◆ Direction: List each line of the data in which the string "matplotlib" appears.

◆ ◆ ◆ ◆ ◆

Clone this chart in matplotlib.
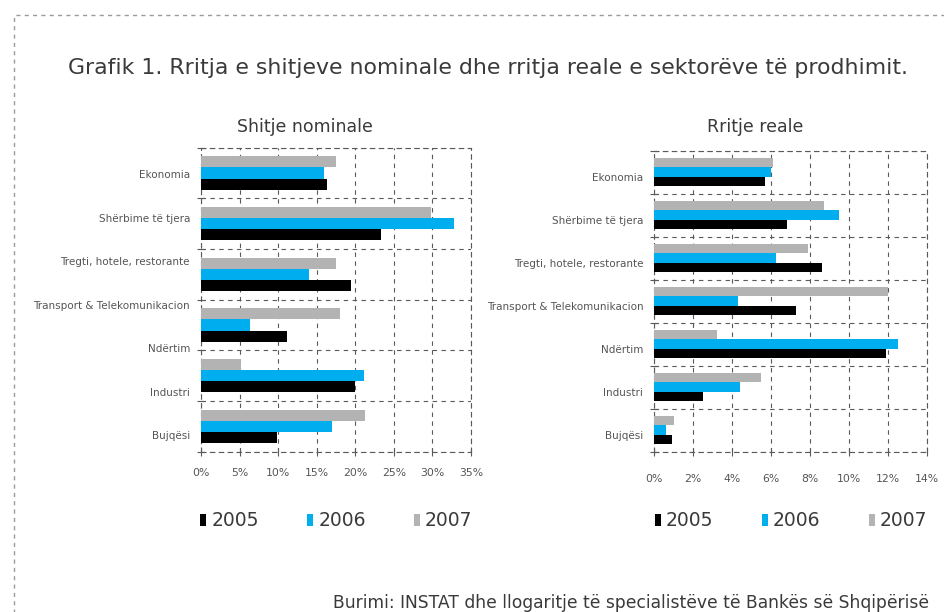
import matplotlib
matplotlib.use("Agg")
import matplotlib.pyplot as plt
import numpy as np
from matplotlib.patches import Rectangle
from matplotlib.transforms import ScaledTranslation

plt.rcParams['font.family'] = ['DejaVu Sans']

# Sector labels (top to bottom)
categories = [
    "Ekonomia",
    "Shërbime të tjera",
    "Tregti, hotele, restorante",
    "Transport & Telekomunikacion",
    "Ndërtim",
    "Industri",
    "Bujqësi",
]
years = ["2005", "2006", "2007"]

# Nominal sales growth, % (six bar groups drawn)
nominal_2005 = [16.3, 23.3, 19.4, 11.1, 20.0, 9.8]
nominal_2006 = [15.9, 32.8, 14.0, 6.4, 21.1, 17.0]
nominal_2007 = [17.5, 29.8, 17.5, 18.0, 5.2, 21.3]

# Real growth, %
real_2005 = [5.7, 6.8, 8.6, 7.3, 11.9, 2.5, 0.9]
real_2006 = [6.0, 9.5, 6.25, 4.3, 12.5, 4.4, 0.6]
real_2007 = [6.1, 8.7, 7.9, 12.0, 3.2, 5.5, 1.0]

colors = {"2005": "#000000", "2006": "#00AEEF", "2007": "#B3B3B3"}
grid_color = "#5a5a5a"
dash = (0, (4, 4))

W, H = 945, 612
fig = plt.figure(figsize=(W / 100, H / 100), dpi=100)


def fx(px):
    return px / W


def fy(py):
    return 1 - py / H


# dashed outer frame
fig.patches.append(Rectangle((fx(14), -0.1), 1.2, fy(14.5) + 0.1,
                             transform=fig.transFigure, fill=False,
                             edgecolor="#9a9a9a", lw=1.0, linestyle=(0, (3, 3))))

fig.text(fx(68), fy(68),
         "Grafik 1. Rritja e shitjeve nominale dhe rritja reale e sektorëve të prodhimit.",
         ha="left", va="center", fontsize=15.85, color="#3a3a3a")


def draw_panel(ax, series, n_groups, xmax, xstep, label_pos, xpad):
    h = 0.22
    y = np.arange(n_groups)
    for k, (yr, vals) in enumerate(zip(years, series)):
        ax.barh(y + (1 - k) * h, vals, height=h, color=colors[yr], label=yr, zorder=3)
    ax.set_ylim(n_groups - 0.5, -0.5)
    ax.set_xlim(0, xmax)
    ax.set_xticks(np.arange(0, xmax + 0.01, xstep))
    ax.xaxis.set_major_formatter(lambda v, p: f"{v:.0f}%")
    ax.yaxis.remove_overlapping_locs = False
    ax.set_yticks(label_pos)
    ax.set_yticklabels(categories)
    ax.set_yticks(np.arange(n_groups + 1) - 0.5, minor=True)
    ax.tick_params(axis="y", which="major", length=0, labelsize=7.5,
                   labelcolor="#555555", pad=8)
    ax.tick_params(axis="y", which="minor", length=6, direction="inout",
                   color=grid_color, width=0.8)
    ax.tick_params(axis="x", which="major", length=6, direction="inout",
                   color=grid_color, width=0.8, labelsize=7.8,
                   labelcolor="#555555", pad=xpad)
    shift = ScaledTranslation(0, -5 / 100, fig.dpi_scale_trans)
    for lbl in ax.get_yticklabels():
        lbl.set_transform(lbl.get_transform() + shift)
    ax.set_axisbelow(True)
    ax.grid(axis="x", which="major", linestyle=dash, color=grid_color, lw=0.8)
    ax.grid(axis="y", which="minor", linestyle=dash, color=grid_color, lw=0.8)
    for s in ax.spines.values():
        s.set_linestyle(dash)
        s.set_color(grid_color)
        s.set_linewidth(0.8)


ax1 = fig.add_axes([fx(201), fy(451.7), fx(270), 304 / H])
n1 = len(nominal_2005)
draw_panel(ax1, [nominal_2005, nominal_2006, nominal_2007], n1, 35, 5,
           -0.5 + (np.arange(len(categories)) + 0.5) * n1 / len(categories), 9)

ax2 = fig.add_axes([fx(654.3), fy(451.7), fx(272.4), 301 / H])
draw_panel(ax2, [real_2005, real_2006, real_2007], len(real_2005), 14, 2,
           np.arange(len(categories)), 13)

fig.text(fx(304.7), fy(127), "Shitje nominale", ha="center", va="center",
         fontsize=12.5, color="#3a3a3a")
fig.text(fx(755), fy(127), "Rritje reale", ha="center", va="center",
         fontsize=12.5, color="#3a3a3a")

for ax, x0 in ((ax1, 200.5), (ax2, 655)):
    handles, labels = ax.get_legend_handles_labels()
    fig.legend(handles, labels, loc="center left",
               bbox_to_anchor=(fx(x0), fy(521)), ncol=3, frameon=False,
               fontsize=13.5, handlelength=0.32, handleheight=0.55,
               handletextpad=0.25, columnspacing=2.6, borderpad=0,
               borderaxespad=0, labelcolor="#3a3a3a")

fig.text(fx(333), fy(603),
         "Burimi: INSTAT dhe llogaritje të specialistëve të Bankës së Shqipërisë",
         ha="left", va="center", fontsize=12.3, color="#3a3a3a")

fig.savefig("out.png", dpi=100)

◆ ◆ ◆ ◆ ◆

◆ Exercise solution:
Clone this chart in matplotlib.
import matplotlib
matplotlib.use("Agg")
import matplotlib.pyplot as plt
from matplotlib.patches import Rectangle
from matplotlib.transforms import ScaledTranslation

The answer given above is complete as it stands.